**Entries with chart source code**
--

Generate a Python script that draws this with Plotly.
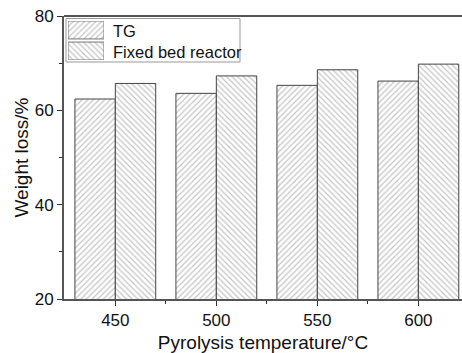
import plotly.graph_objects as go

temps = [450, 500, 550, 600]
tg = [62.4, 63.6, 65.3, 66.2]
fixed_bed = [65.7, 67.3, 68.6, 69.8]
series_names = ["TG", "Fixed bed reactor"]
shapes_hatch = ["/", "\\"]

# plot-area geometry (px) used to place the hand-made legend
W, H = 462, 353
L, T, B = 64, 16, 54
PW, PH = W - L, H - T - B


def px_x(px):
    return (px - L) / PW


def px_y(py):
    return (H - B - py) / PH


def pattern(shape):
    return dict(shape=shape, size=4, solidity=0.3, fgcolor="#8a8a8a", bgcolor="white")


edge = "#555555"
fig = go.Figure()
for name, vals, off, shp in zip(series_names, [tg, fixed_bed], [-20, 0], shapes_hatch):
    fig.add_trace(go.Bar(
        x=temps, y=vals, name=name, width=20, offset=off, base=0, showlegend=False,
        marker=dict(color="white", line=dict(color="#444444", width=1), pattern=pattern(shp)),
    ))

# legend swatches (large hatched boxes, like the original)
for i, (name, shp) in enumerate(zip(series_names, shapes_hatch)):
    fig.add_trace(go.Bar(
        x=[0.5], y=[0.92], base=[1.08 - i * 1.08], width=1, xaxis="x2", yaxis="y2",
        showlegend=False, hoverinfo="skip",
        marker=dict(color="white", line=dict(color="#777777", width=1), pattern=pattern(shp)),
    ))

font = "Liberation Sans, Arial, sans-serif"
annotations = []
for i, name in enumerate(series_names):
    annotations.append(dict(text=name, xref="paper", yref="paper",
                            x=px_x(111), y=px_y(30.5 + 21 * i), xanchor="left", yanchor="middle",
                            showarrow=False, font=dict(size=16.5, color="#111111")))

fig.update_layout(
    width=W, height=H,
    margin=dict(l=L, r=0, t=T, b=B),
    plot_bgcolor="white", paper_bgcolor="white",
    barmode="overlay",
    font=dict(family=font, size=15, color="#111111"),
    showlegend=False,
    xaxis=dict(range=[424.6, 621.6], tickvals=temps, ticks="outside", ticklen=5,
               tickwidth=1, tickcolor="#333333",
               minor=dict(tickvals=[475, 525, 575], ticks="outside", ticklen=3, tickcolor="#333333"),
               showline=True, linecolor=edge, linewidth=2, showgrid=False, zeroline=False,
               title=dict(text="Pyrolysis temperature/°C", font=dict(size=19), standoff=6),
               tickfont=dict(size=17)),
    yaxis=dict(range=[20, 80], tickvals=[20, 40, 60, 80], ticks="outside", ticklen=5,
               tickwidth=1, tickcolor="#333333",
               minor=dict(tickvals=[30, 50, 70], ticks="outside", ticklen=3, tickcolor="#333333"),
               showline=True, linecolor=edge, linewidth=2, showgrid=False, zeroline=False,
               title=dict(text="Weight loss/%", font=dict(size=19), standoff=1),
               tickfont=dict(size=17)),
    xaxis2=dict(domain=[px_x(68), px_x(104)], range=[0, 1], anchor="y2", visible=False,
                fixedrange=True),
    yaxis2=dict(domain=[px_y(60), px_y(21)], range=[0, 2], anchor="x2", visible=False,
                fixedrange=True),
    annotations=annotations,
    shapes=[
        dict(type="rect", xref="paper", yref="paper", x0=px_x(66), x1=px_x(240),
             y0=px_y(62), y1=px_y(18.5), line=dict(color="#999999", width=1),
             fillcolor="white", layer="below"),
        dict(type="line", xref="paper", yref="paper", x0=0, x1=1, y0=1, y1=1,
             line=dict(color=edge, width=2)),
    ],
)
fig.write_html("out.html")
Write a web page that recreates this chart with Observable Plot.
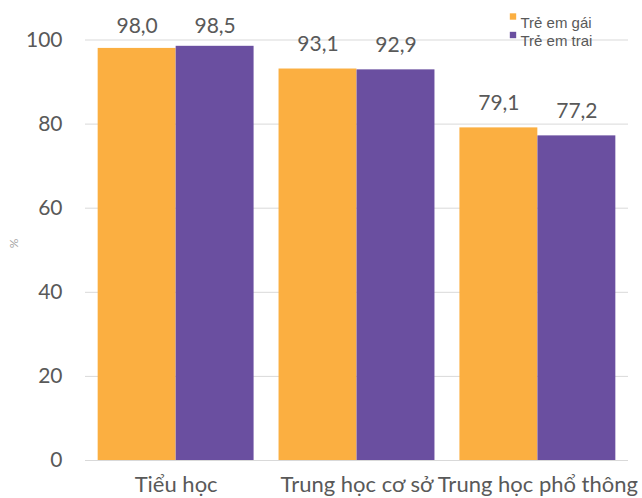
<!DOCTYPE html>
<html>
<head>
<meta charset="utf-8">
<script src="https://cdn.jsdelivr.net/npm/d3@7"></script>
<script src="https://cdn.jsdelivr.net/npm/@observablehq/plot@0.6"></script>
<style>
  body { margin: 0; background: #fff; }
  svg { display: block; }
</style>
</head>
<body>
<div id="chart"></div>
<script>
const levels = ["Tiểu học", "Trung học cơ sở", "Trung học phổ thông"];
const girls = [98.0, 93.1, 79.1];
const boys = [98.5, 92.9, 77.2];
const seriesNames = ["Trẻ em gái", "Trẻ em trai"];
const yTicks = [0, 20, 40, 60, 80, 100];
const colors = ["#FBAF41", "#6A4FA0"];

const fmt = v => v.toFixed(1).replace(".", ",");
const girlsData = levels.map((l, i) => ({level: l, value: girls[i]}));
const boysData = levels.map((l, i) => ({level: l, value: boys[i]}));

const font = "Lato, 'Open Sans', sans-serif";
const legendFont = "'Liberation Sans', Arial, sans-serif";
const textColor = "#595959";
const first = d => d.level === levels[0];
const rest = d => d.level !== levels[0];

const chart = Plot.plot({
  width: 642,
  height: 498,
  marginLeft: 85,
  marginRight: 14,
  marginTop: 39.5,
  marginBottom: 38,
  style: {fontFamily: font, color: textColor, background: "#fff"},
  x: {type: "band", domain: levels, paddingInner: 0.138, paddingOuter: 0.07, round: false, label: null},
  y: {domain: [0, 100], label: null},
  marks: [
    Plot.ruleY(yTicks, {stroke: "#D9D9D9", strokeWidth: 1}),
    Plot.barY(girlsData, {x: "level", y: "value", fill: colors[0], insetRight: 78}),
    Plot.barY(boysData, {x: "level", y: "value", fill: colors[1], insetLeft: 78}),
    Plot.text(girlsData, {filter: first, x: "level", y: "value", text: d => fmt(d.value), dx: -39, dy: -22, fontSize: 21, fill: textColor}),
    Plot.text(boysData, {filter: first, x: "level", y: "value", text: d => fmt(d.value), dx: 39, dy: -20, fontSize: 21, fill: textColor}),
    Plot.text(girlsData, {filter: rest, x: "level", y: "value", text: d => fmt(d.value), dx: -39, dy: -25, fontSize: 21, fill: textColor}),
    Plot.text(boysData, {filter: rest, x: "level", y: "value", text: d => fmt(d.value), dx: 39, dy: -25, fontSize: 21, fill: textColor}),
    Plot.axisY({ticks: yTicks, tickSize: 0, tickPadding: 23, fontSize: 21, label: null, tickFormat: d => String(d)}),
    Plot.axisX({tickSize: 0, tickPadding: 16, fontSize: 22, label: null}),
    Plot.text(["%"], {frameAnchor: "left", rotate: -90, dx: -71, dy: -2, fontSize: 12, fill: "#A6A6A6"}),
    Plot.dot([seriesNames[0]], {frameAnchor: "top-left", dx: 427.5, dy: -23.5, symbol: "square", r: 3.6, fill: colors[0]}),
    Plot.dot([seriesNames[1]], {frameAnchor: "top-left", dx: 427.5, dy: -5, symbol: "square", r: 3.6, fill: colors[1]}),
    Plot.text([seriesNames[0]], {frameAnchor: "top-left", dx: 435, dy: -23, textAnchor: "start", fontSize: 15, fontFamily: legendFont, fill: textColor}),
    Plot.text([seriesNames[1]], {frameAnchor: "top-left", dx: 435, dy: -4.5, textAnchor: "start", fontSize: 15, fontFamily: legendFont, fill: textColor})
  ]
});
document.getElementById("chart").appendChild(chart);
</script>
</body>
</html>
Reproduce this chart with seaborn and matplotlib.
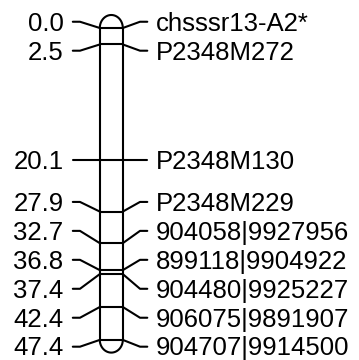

--

In the listing above, find the line with "Write a web" and the line with "const rest = d => d.level !== levels[0];". Set down both and every line between them, minus the pictures.

**Output for this task**
Write a web page that recreates this chart with Observable Plot.
<!DOCTYPE html>
<html>
<head>
<meta charset="utf-8">
<script src="https://cdn.jsdelivr.net/npm/d3@7"></script>
<script src="https://cdn.jsdelivr.net/npm/@observablehq/plot@0.6"></script>
<style>
  body { margin: 0; background: #fff; }
  svg { display: block; }
</style>
</head>
<body>
<div id="chart"></div>
<script>
const levels = ["Tiểu học", "Trung học cơ sở", "Trung học phổ thông"];
const girls = [98.0, 93.1, 79.1];
const boys = [98.5, 92.9, 77.2];
const seriesNames = ["Trẻ em gái", "Trẻ em trai"];
const yTicks = [0, 20, 40, 60, 80, 100];
const colors = ["#FBAF41", "#6A4FA0"];

const fmt = v => v.toFixed(1).replace(".", ",");
const girlsData = levels.map((l, i) => ({level: l, value: girls[i]}));
const boysData = levels.map((l, i) => ({level: l, value: boys[i]}));

const font = "Lato, 'Open Sans', sans-serif";
const legendFont = "'Liberation Sans', Arial, sans-serif";
const textColor = "#595959";
const first = d => d.level === levels[0];
const rest = d => d.level !== levels[0];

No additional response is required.